While studying fashion at university in the U.K., Marvin Maddix noticed a lack of outlets in the industry for recent graduates and young talent to highlight their work, and decided to launch FGUK Magazine, short for Fashion Glossary United Kingdom, in 2013.

Putting people at the center of its stories, FGUK focuses on the power of love, support and the freedom of speech. "While the media can sometimes shy away from politics and sitting on the fence, we look to educate and become a voice of the game-changers, influencers and future thinkers," says Maddix.

With an online magazine and a biannual print edition, FGUK addresses pertinent topics: LGBTQ+ issues and visibility, Black male masculinity and the female voice. Some of FGUK's best stories includes a piece on queer drags in Jamaica and the rights of trans people in Brazilian favelas, or low-income areas.

Maddix also points out that though queer conversations have been steadily growing, brands and social media have been at fault for exploiting the movement. "Instagram has transformed this real subject affecting millions into a monetized marketing strategy," says Maddix. "But it still keeps the conversation going and that's the most important." To combat this, he says the media must highlight real stories about queer individuals, not just those with significant followers and likes.

For FGUK Magazine, fashion is a vehicle for changing the world, promoting the belief that clothing can shift cultural perspectives and make people feel something real.

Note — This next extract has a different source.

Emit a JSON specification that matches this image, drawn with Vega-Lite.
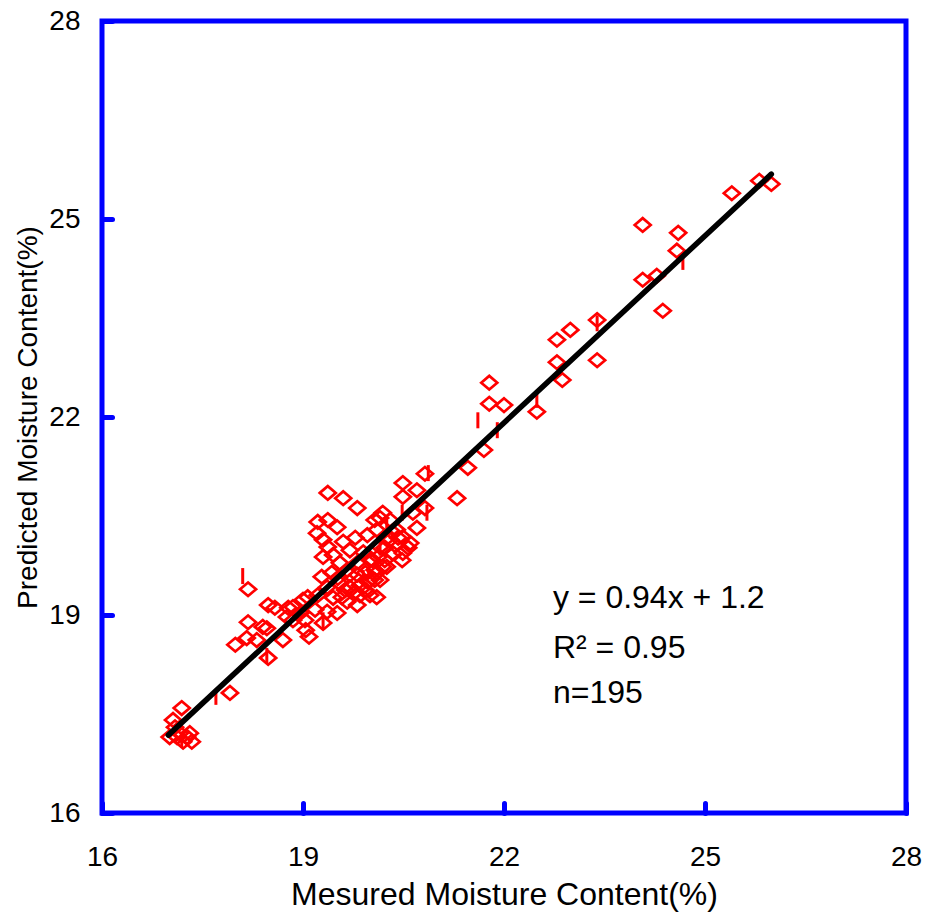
{
  "$schema": "https://vega.github.io/schema/vega-lite/v6.json",
  "width": 804,
  "height": 792,
  "autosize": {"type": "none"},
  "padding": {"left": 102, "top": 21, "right": 23, "bottom": 102},
  "background": "white",
  "config": {
    "view": {"stroke": "#0000ff", "strokeWidth": 5},
    "font": "Liberation Sans",
    "axis": {
      "grid": false,
      "domain": false,
      "ticks": true,
      "tickSize": -10,
      "tickWidth": 5,
      "tickColor": "#0000ff",
      "tickCap": "round",
      "labelFlush": false,
      "labelOverlap": false,
      "labelFont": "Liberation Sans",
      "labelFontSize": 28,
      "labelColor": "#000000",
      "labelFontWeight": "normal",
      "titleFont": "Liberation Sans",
      "titleFontWeight": "normal",
      "titleColor": "#000000"
    }
  },
  "datasets": {
    "diamonds": [
      {"measured": 25.40, "predicted": 25.39}, {"measured": 25.81, "predicted": 25.58}, {"measured": 25.99, "predicted": 25.53},
      {"measured": 24.07, "predicted": 24.91}, {"measured": 24.60, "predicted": 24.79}, {"measured": 24.58, "predicted": 24.52},
      {"measured": 24.07, "predicted": 24.08}, {"measured": 24.28, "predicted": 24.14}, {"measured": 24.37, "predicted": 23.61},
      {"measured": 23.39, "predicted": 23.47}, {"measured": 22.99, "predicted": 23.32}, {"measured": 22.79, "predicted": 23.17},
      {"measured": 22.79, "predicted": 22.83}, {"measured": 22.87, "predicted": 22.56}, {"measured": 23.39, "predicted": 22.86},
      {"measured": 21.78, "predicted": 22.52}, {"measured": 21.78, "predicted": 22.20}, {"measured": 22.00, "predicted": 22.18},
      {"measured": 22.49, "predicted": 22.08}, {"measured": 21.70, "predicted": 21.50}, {"measured": 21.46, "predicted": 21.23},
      {"measured": 21.30, "predicted": 20.77}, {"measured": 20.82, "predicted": 21.14},
      {"measured": 20.49, "predicted": 21.00}, {"measured": 20.70, "predicted": 20.89}, {"measured": 20.49, "predicted": 20.79},
      {"measured": 20.82, "predicted": 20.62}, {"measured": 20.64, "predicted": 20.55}, {"measured": 20.15, "predicted": 20.47},
      {"measured": 20.30, "predicted": 20.44}, {"measured": 20.70, "predicted": 20.32}, {"measured": 20.49, "predicted": 20.18},
      {"measured": 20.10, "predicted": 20.29}, {"measured": 20.40, "predicted": 20.29}, {"measured": 20.30, "predicted": 20.14},
      {"measured": 20.60, "predicted": 20.09}, {"measured": 20.49, "predicted": 19.94}, {"measured": 20.34, "predicted": 19.94},
      {"measured": 20.15, "predicted": 20.03}, {"measured": 20.57, "predicted": 20.02}, {"measured": 20.48, "predicted": 19.83},
      {"measured": 20.04, "predicted": 19.83}, {"measured": 20.19, "predicted": 19.73}, {"measured": 20.10, "predicted": 19.64},
      {"measured": 19.37, "predicted": 20.85}, {"measured": 19.60, "predicted": 20.77}, {"measured": 19.81, "predicted": 20.62},
      {"measured": 19.22, "predicted": 20.41}, {"measured": 19.37, "predicted": 20.44}, {"measured": 19.51, "predicted": 20.33},
      {"measured": 19.21, "predicted": 20.24}, {"measured": 19.30, "predicted": 20.14}, {"measured": 19.60, "predicted": 20.11},
      {"measured": 19.37, "predicted": 20.03}, {"measured": 19.78, "predicted": 20.17}, {"measured": 19.96, "predicted": 20.21},
      {"measured": 20.07, "predicted": 20.44}, {"measured": 20.19, "predicted": 20.55}, {"measured": 19.45, "predicted": 19.91},
      {"measured": 19.30, "predicted": 19.88}, {"measured": 19.70, "predicted": 19.98}, {"measured": 19.90, "predicted": 19.95},
      {"measured": 19.55, "predicted": 19.79}, {"measured": 19.28, "predicted": 19.58}, {"measured": 19.43, "predicted": 19.64},
      {"measured": 19.66, "predicted": 19.68}, {"measured": 19.82, "predicted": 19.80}, {"measured": 20.00, "predicted": 19.83},
      {"measured": 20.12, "predicted": 19.88}, {"measured": 19.81, "predicted": 19.61}, {"measured": 19.93, "predicted": 19.64},
      {"measured": 20.07, "predicted": 19.68}, {"measured": 19.36, "predicted": 19.42}, {"measured": 19.55, "predicted": 19.48},
      {"measured": 19.70, "predicted": 19.42}, {"measured": 19.93, "predicted": 19.38}, {"measured": 20.00, "predicted": 19.30},
      {"measured": 20.10, "predicted": 19.27}, {"measured": 19.07, "predicted": 19.27}, {"measured": 19.22, "predicted": 19.30},
      {"measured": 19.45, "predicted": 19.26}, {"measured": 19.66, "predicted": 19.20}, {"measured": 19.18, "predicted": 19.08},
      {"measured": 19.36, "predicted": 19.05}, {"measured": 19.51, "predicted": 19.03}, {"measured": 18.96, "predicted": 19.03},
      {"measured": 18.85, "predicted": 19.12}, {"measured": 19.03, "predicted": 18.92}, {"measured": 19.30, "predicted": 18.88},
      {"measured": 19.81, "predicted": 19.15}, {"measured": 20.15, "predicted": 19.53}, {"measured": 20.25, "predicted": 19.73},
      {"measured": 18.18, "predicted": 19.39}, {"measured": 18.48, "predicted": 19.15}, {"measured": 18.58, "predicted": 19.11},
      {"measured": 18.78, "predicted": 19.11}, {"measured": 18.18, "predicted": 18.89}, {"measured": 18.40, "predicted": 18.82},
      {"measured": 18.46, "predicted": 18.80}, {"measured": 17.99, "predicted": 18.55}, {"measured": 18.16, "predicted": 18.65},
      {"measured": 18.31, "predicted": 18.62}, {"measured": 18.70, "predicted": 18.62}, {"measured": 18.48, "predicted": 18.35},
      {"measured": 17.91, "predicted": 17.82}, {"measured": 17.19, "predicted": 17.59}, {"measured": 17.06, "predicted": 17.41},
      {"measured": 17.01, "predicted": 17.15}, {"measured": 17.16, "predicted": 17.21}, {"measured": 17.31, "predicted": 17.21},
      {"measured": 17.34, "predicted": 17.08}, {"measured": 17.21, "predicted": 17.08}, {"measured": 17.09, "predicted": 17.30},
      {"measured": 18.76, "predicted": 18.97}, {"measured": 18.85, "predicted": 18.92}, {"measured": 19.00, "predicted": 19.23},
      {"measured": 19.04, "predicted": 18.77}, {"measured": 19.09, "predicted": 18.67}, {"measured": 17.12, "predicted": 17.15},
      {"measured": 17.27, "predicted": 17.15},
      {"measured": 19.70, "predicted": 19.61}, {"measured": 19.85, "predicted": 19.45}, {"measured": 20.03, "predicted": 19.56},
      {"measured": 20.22, "predicted": 19.83}, {"measured": 20.37, "predicted": 20.06}, {"measured": 19.85, "predicted": 19.30},
      {"measured": 19.63, "predicted": 19.38}, {"measured": 19.52, "predicted": 19.56}, {"measured": 20.22, "predicted": 20.02},
      {"measured": 20.42, "predicted": 20.17}, {"measured": 20.33, "predicted": 20.26}, {"measured": 20.07, "predicted": 19.53},
      {"measured": 19.97, "predicted": 19.50}, {"measured": 19.78, "predicted": 19.35}, {"measured": 19.58, "predicted": 19.27}
    ],
    "dashes": [
      {"measured": 18.10, "predicted": 19.59}, {"measured": 17.70, "predicted": 17.76}, {"measured": 18.46, "predicted": 18.38},
      {"measured": 17.19, "predicted": 17.11}, {"measured": 19.30, "predicted": 18.92}, {"measured": 21.61, "predicted": 21.95},
      {"measured": 21.90, "predicted": 21.80}, {"measured": 22.49, "predicted": 22.26}, {"measured": 23.39, "predicted": 23.42},
      {"measured": 24.67, "predicted": 24.35}, {"measured": 20.85, "predicted": 20.55}, {"measured": 20.25, "predicted": 20.32},
      {"measured": 20.15, "predicted": 20.02}, {"measured": 19.90, "predicted": 19.56}, {"measured": 20.87, "predicted": 21.15},
      {"measured": 20.48, "predicted": 20.55}
    ],
    "fit": [
      {"measured": 16.99, "predicted": 17.18},
      {"measured": 25.99, "predicted": 25.68}
    ],
    "notes": [
      {"label": "y = 0.94x + 1.2", "measured": 22.73, "predicted": 19.26},
      {"label": "R² = 0.95", "measured": 22.73, "predicted": 18.50},
      {"label": "n=195", "measured": 22.73, "predicted": 17.82}
    ]
  },
  "encoding": {
    "x": {
      "field": "measured",
      "type": "quantitative",
      "scale": {"domain": [16, 28], "nice": false, "zero": false},
      "axis": {
        "title": "Mesured Moisture Content(%)",
        "values": [16, 19, 22, 25, 28],
        "labelPadding": 40,
        "titleFontSize": 32,
        "titlePadding": 8
      }
    },
    "y": {
      "field": "predicted",
      "type": "quantitative",
      "scale": {"domain": [16, 28], "nice": false, "zero": false},
      "axis": {
        "title": "Predicted Moisture Content(%)",
        "values": [16, 19, 22, 25, 28],
        "labelPadding": 32,
        "titleFontSize": 28,
        "titlePadding": 6
      }
    }
  },
  "layer": [
    {
      "data": {"name": "diamonds"},
      "mark": {
        "type": "point",
        "shape": "M-1,0L0,-0.85L1,0L0,0.85Z",
        "size": 256,
        "filled": false,
        "stroke": "#ff0000",
        "strokeWidth": 2.7,
        "opacity": 1
      }
    },
    {
      "data": {"name": "dashes"},
      "mark": {
        "type": "point",
        "shape": "M0,-1L0,1",
        "size": 256,
        "filled": false,
        "stroke": "#ff0000",
        "strokeWidth": 3,
        "opacity": 1
      }
    },
    {
      "data": {"name": "fit"},
      "mark": {"type": "line", "color": "#000000", "strokeWidth": 5.5, "strokeCap": "round"}
    },
    {
      "data": {"name": "notes"},
      "mark": {
        "type": "text",
        "align": "left",
        "baseline": "middle",
        "font": "Liberation Sans",
        "fontSize": 32,
        "color": "#000000"
      },
      "encoding": {"text": {"field": "label", "type": "nominal"}}
    }
  ]
}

Though FGUK Magazine already has distribution in select boutiques across the U.K., Europe and the United States, Maddix hopes to do more events, collaborations and even open a physical store.

"The Tenth"

Founded in 2013 by André Verdun Jones, Khary Septh and Kyle Banks, The Tenth describes itself as "Black, gay and unbothered." The New York-based platform focuses on storytelling by and for Black, brown and queer individuals, creating digital and physical spaces devoted to their own self-expression. Working across imagery, text, fashion and culture, The Tenth also explores the history of the Black gay community as a counter to most mainstream narratives, which have largely focused on stories surrounding gay white men for some time.

In an interview with NPR, Septh said the magazine's subject matter is not limited only to queer Black men. Rather, it aims to reflect "the multiplicity of our identities, the layers of our lives" with stories about queer Black women, trans people, white people and straight people. The co-founders also expressed their challenges finding advertising dollars and brand partners willing to back their vision. However, they have since partnered with brands such as Ace Hotel, Hendrick's Gin and HBO.

"Cakeboy Magazine"

Launched in 2015 by Sean Santiago, Cakeboy Magazine takes its name from a line in the movie "Clueless." Santiago, who lives in New York and was recently tapped by Phillip Picardi as the new art director for Out, found he wanted to tell niche and compelling stories about the queer and gender non-conforming community. At the time, Santiago realized that creating Cakeboy would allow for more freedom to showcase the voices and style of those in the community who weren't being profiled in an authentic and original way.

Now, three years later, Santiago and his creative team remain committed to that mission, with both in print and online. The magazine releases a new issue every fall and spring, with some of its features going up on the digital site, too. Cakeboy is heavily focused on fashion editorials, as well as diving deep into topical conversations with important individuals, such as writer and critic Andrea Long Chu for its latest issue.

According to Santiago, the magazine wants to reach its audience in a very specific way and cut through the noise of mainstream media. "We're really not for straight people and that's our big selling point for us," he explains. All of Cakeboy's issues can be purchased online through its website, and are also found at specialty bookstores, boutiques and other stockists across the globe. Santiago plans to continue growing Cakeboy across Europe in 2019, thanks to a partnership with new distributor.